Whether he realizes it or not, the time that Fernandez amassed in his work was applauded. “He was a neighbor of mine in the Chicago area. At the time we had maybe three Hispanic superintendents. For somebody like he did to rise through the ranks
was pretty phenomenal,” says Bruce Williams, CGCS, GCSAA president in 1996, owner of Bruce Williams Consulting and 47-year association member. “He maintained the golf course, was well regarded by superintendents in our area. He had a son
with challenges. Children that have special needs require special attention, and that means special time. You can’t lay it all on the mother. Superintendents are gone before sunrise, get home after dark. It puts a strain on you. It made it a
little more challenging for Fernando. He was up to the challenge in his job and his family.”
Besides supplementing his career by taking night classes and earning a two-year degree in horticulture and turfgrass management from Harper College in Palatine, Ill., Fernandez absorbed all he could from superintendents in that area, such as Williams,
brothers Peter and Paul Voykin and Tommy Witt, CGCS. “I got to learn from them about growing grass,” Fernandez says, “and if I had a penny for every time he (Williams) saved my butt, I would be a billionaire.”
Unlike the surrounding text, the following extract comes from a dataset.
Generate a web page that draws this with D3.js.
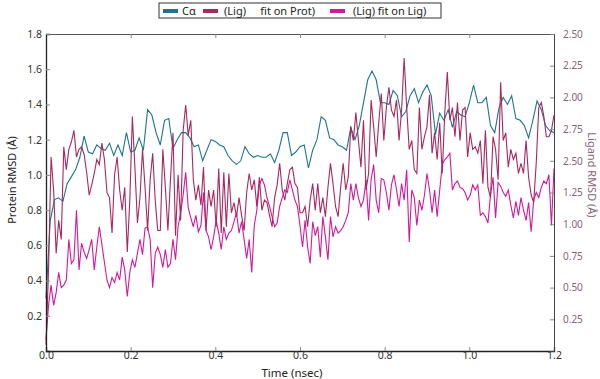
<!DOCTYPE html>
<html>
<head>
<meta charset="utf-8">
<title>RMSD</title>
<script src="https://cdn.jsdelivr.net/npm/d3@7"></script>
<style>
  body { margin: 0; background: #fff; }
  text { font-family: "Noto Sans", "Open Sans", sans-serif; }
</style>
</head>
<body>
<div id="container"></div>
<script>
// time step of each series (nsec)
const caStep = 0.01;
const ligStep = 0.006;

// Protein C-alpha RMSD (left axis)
const caRmsd = [0.30, 0.74, 0.86, 0.87, 0.85, 0.95, 0.99, 1.03, 1.10, 1.22, 1.13, 1.12, 1.17, 1.15, 1.14, 1.18, 1.11, 1.17, 1.11, 1.24,
  1.13, 1.14, 1.21, 1.14, 1.37, 1.34, 1.24, 1.17, 1.31, 1.32, 1.15, 1.20, 1.24, 1.24, 1.21, 1.16, 1.17, 1.08, 1.14, 1.20,
  1.19, 1.17, 1.16, 1.11, 1.08, 1.06, 1.08, 1.16, 1.12, 1.10, 1.11, 1.10, 1.10, 1.12, 1.07, 1.14, 1.24, 1.24, 1.11, 1.13,
  1.16, 1.17, 1.04, 1.14, 1.20, 1.33, 1.31, 1.21, 1.20, 1.17, 1.16, 1.14, 1.27, 1.20, 1.28, 1.41, 1.54, 1.59, 1.54, 1.41,
  1.41, 1.40, 1.48, 1.45, 1.33, 1.36, 1.45, 1.49, 1.41, 1.47, 1.51, 1.45, 1.23, 1.35, 1.31, 1.37, 1.27, 1.36, 1.34, 1.33,
  1.41, 1.51, 1.41, 1.41, 1.44, 1.28, 1.24, 1.38, 1.44, 1.40, 1.45, 1.32, 1.31, 1.28, 1.21, 1.31, 1.42, 1.37, 1.28, 1.25, 1.24];

// Ligand RMSD, fit on protein (right axis)
const ligFitProt = [0.05, 0.64, 1.53, 1.27, 0.77, 1.03, 0.88, 1.61, 1.43, 1.59, 1.65, 1.74, 1.53, 1.59, 1.61, 1.55, 1.41, 1.23, 1.31, 1.40,
  1.51, 1.47, 1.64, 1.51, 1.25, 1.21, 0.93, 1.39, 1.53, 1.27, 1.11, 1.29, 0.78, 1.19, 1.85, 1.45, 1.01, 1.21, 1.59, 1.29,
  0.95, 1.35, 1.56, 1.19, 0.95, 0.95, 1.59, 1.29, 0.95, 1.35, 1.72, 0.91, 1.39, 1.03, 1.74, 1.94, 1.70, 1.82, 1.35, 1.19,
  1.31, 1.15, 1.45, 0.95, 1.27, 1.14, 1.27, 0.98, 1.44, 0.93, 1.41, 0.98, 1.40, 1.09, 1.17, 1.06, 1.21, 1.07, 0.95, 1.25,
  1.40, 1.27, 1.35, 1.14, 1.37, 1.11, 1.19, 1.17, 1.07, 0.98, 1.21, 1.31, 1.48, 1.27, 1.19, 1.32, 1.43, 1.45, 1.32, 1.29,
  1.09, 1.09, 1.14, 0.98, 1.19, 1.32, 1.11, 1.32, 1.09, 1.21, 1.06, 1.29, 1.48, 1.32, 1.14, 1.06, 1.29, 1.48, 1.27, 1.37,
  1.77, 1.66, 1.88, 1.66, 1.45, 1.82, 1.27, 1.40, 1.98, 1.77, 1.53, 1.80, 2.03, 1.66, 1.92, 2.08, 1.90, 1.85, 1.98, 1.66,
  1.90, 2.31, 1.92, 1.59, 1.66, 1.43, 1.40, 1.92, 1.59, 1.69, 1.77, 2.02, 1.56, 1.72, 1.51, 1.80, 1.40, 1.88, 2.20, 1.82,
  1.92, 1.69, 1.96, 1.66, 1.90, 1.92, 1.53, 1.72, 1.59, 1.61, 1.56, 1.66, 1.32, 1.74, 1.29, 1.21, 1.69, 1.59, 1.35, 2.12,
  1.66, 1.72, 1.45, 1.59, 1.51, 1.56, 1.40, 1.48, 1.40, 1.66, 1.37, 1.23, 1.17, 1.48, 1.92, 1.96, 1.85, 1.69, 1.69, 1.74, 1.86];

// Ligand RMSD, fit on ligand (right axis)
const ligFitLig = [0.09, 0.36, 0.52, 0.36, 0.46, 0.62, 0.50, 0.52, 0.56, 0.88, 0.69, 0.72, 1.11, 0.64, 0.85, 0.78, 0.73, 0.80, 0.88, 0.64,
  0.82, 0.98, 0.84, 0.70, 0.56, 0.50, 0.58, 0.54, 0.62, 0.56, 0.74, 0.64, 0.43, 0.62, 0.72, 0.66, 0.77, 0.88, 0.76, 0.97,
  0.98, 0.88, 0.50, 0.77, 0.82, 0.76, 0.66, 0.80, 0.66, 0.69, 0.88, 0.72, 0.98, 1.09, 1.23, 1.41, 1.13, 1.05, 0.98, 1.07,
  0.94, 0.99, 1.25, 0.95, 0.90, 0.80, 0.90, 1.03, 0.93, 0.80, 0.98, 0.88, 0.93, 0.95, 1.02, 1.09, 0.93, 1.02, 0.88, 0.73,
  0.88, 0.62, 0.99, 1.11, 1.31, 1.36, 1.31, 1.21, 1.14, 1.06, 0.98, 1.01, 1.14, 1.21, 1.27, 1.25, 1.35, 1.27, 1.19, 1.14,
  0.99, 0.82, 1.03, 0.82, 0.69, 1.02, 0.91, 0.98, 0.74, 1.06, 0.90, 0.72, 1.06, 0.90, 0.98, 0.93, 0.95, 0.98, 1.03, 1.09,
  1.32, 1.19, 1.32, 1.21, 1.14, 1.19, 1.35, 1.03, 1.35, 1.47, 1.19, 1.09, 1.36, 1.35, 1.25, 1.11, 1.31, 1.39, 1.27, 1.14,
  1.32, 1.19, 1.43, 0.86, 1.27, 1.21, 0.99, 1.19, 1.11, 1.23, 1.40, 1.27, 1.09, 1.27, 1.06, 1.27, 1.47, 1.51, 1.53, 1.56,
  1.27, 1.32, 1.34, 1.29, 1.28, 1.25, 1.19, 1.23, 1.31, 1.27, 1.31, 1.07, 1.09, 1.06, 1.01, 1.23, 1.37, 1.05, 1.33, 1.30,
  1.25, 1.22, 1.27, 1.15, 1.05, 1.18, 1.07, 1.21, 1.11, 1.03, 1.17, 0.94, 1.19, 1.25, 1.21, 1.29, 1.34, 1.32, 1.39, 0.99, 1.44];

// axis ticks and labels
const timeTicks = [0.0, 0.2, 0.4, 0.6, 0.8, 1.0, 1.2];
const leftTicks = [0.2, 0.4, 0.6, 0.8, 1.0, 1.2, 1.4, 1.6, 1.8];
const rightTicks = [0.25, 0.5, 0.75, 1.0, 1.25, 1.5, 1.75, 2.0, 2.25, 2.5];
const rightTickLabels = ["0.25", "0.50", "0.75", "1.00", "1.25", "2.50", "2.75", "2.00", "2.25", "2.50"];

const seriesNames = ["C\u03b1", "(Lig)     fit on Prot)", "(Lig) fit on Lig)"];
const seriesColors = ["#1f7391", "#a8285f", "#d3199a"];

const W = 600, H = 379;
const margin = { top: 34, right: 46, bottom: 28, left: 46 };
const width = W - margin.left - margin.right;
const height = H - margin.top - margin.bottom;

const svg = d3.select("#container").append("svg")
  .attr("width", W).attr("height", H);

const g = svg.append("g")
  .attr("transform", "translate(" + margin.left + "," + margin.top + ")");

const x = d3.scaleLinear().domain([0, 1.2]).range([0, width]);
const yL = d3.scaleLinear().domain([0, 1.8]).range([height, 0]);
const yR = d3.scaleLinear().domain([0, 2.5]).range([height, 0]);

// lines
const lineL = d3.line().x(d => x(d[0])).y(d => yL(d[1]));
const lineR = d3.line().x(d => x(d[0])).y(d => yR(d[1]));

const caData = caRmsd.map((v, i) => [i * caStep, v]);
const protData = ligFitProt.map((v, i) => [i * ligStep, v]);
const ligData = ligFitLig.map((v, i) => [i * ligStep, v]);

g.append("path").datum(caData)
  .attr("fill", "none").attr("stroke", seriesColors[0]).attr("stroke-width", 1.1)
  .attr("d", lineL);
g.append("path").datum(ligData)
  .attr("fill", "none").attr("stroke", seriesColors[2]).attr("stroke-width", 1.1)
  .attr("d", lineR);
g.append("path").datum(protData)
  .attr("fill", "none").attr("stroke", seriesColors[1]).attr("stroke-width", 1.1)
  .attr("d", lineR);

// axes
const styleAxis = function (sel, color) {
  sel.selectAll("line").attr("stroke", "#888");
  sel.selectAll("text").attr("fill", color).style("font-size", "10.5px");
  sel.select(".domain").attr("stroke", "#222").attr("stroke-width", 1.3);
};

g.append("g")
  .attr("transform", "translate(0," + height + ")")
  .call(d3.axisBottom(x).tickValues(timeTicks).tickFormat(d3.format(".1f")).tickSize(-4).tickPadding(1))
  .call(s => styleAxis(s, "#333"));

g.append("g")
  .call(d3.axisTop(x).tickValues(timeTicks).tickFormat("").tickSize(-4))
  .call(s => styleAxis(s, "#333"))
  .call(s => s.select(".domain").attr("stroke", "#555").attr("stroke-width", 1));

g.append("g")
  .call(d3.axisLeft(yL).tickValues(leftTicks).tickFormat(d3.format(".1f")).tickSize(-4).tickPadding(4))
  .call(s => styleAxis(s, "#333"));

g.append("g")
  .attr("transform", "translate(" + width + ",0)")
  .call(d3.axisRight(yR).tickValues(rightTicks).tickFormat((d, i) => rightTickLabels[i]).tickSize(-4).tickPadding(9))
  .call(s => styleAxis(s, "#8a5f7e"))
  .call(s => s.selectAll(".tick text").style("font-size", "10px"))
  .call(s => s.select(".domain").attr("stroke", "#444").attr("stroke-width", 1));

// axis titles
svg.append("text")
  .attr("x", margin.left + x(0.6) - 8).attr("y", 377)
  .attr("text-anchor", "middle")
  .style("font-size", "11.5px").attr("fill", "#222")
  .text("Time (nsec)");

svg.append("text")
  .attr("transform", "translate(16,180) rotate(-90)")
  .attr("text-anchor", "middle")
  .style("font-size", "11px").attr("fill", "#222")
  .text("Protein RMSD (\u00c5)");

svg.append("text")
  .attr("transform", "translate(588,175) rotate(90)")
  .attr("text-anchor", "middle")
  .style("font-size", "11px").attr("fill", "#8a5f7e")
  .text("Ligand RMSD (\u00c5)");

// legend
const legend = svg.append("g").attr("transform", "translate(159,3)");
legend.append("rect")
  .attr("width", 282).attr("height", 15)
  .attr("fill", "#fff").attr("stroke", "#333").attr("stroke-width", 1);

const legendX = [4, 44, 171];
const legendTextX = [23, 65, 194];
seriesNames.forEach((name, i) => {
  legend.append("rect")
    .attr("x", legendX[i]).attr("y", 6)
    .attr("width", 15).attr("height", 4)
    .attr("fill", seriesColors[i]);
  legend.append("text")
    .attr("x", legendTextX[i]).attr("y", 12)
    .style("font-size", "11px").attr("fill", "#222")
    .style("white-space", "pre")
    .text(name);
});
</script>
</body>
</html>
Witt, a 42-year association member who was GCSAA president in 2001, had Fernandez on his staff only for a short time, but his effort made an impact. “He did what he had to do for his family — put them above jobs or places he might have wanted
to go, put them and others first. He’s a giving guy,” Witt says.
He’s a stand-up father, too. “Dad took the time to teach me and my brother (Fernando Jr.) baseball and how to throw correctly,” says Hector, “and he taught us what it takes to succeed. Both me and Fernando (Jr.) graduated from
college. They (parents) took out loans to help pay for it. They provided for us.”
After retiring last October, Fernando Fernandez and his wife moved to Forney, Texas. The adjustment, mentioned by Hector, hasn’t been easy. “When spring comes, an internal clock of 50 years says it’s time to go back to the golf course,”
Fernando Fernandez says. “I’ve been doing some things — side jobs, working on fences. There are some golf courses around here. Maybe I can find something there and teach some people what I learned, maybe do some mechanics or change
cups.”
Time marches on. The Fernandez family has moved forward without their son Andres, who passed away in 2016 at 30. Their memories of him never fade. The family takes the day off on his birthday in his honor. “Hector and Fernando (Jr.) are better people
because of him. They’re more patient and understanding. So is my wife and me. I don’t think we did anything for him that most people wouldn’t have done. We did what we had to do for him. My son had no choice,” Fernando Fernandez
says.
And maybe, just maybe, in time the father will come to see that his golf life really did have value according to those who knew him best. If anything, Fernando Fernandez took his best shot at it. “I’m proud of what I’ve done. I loved
what I did, sticking with it. I didn’t do it to get a medal,” he says.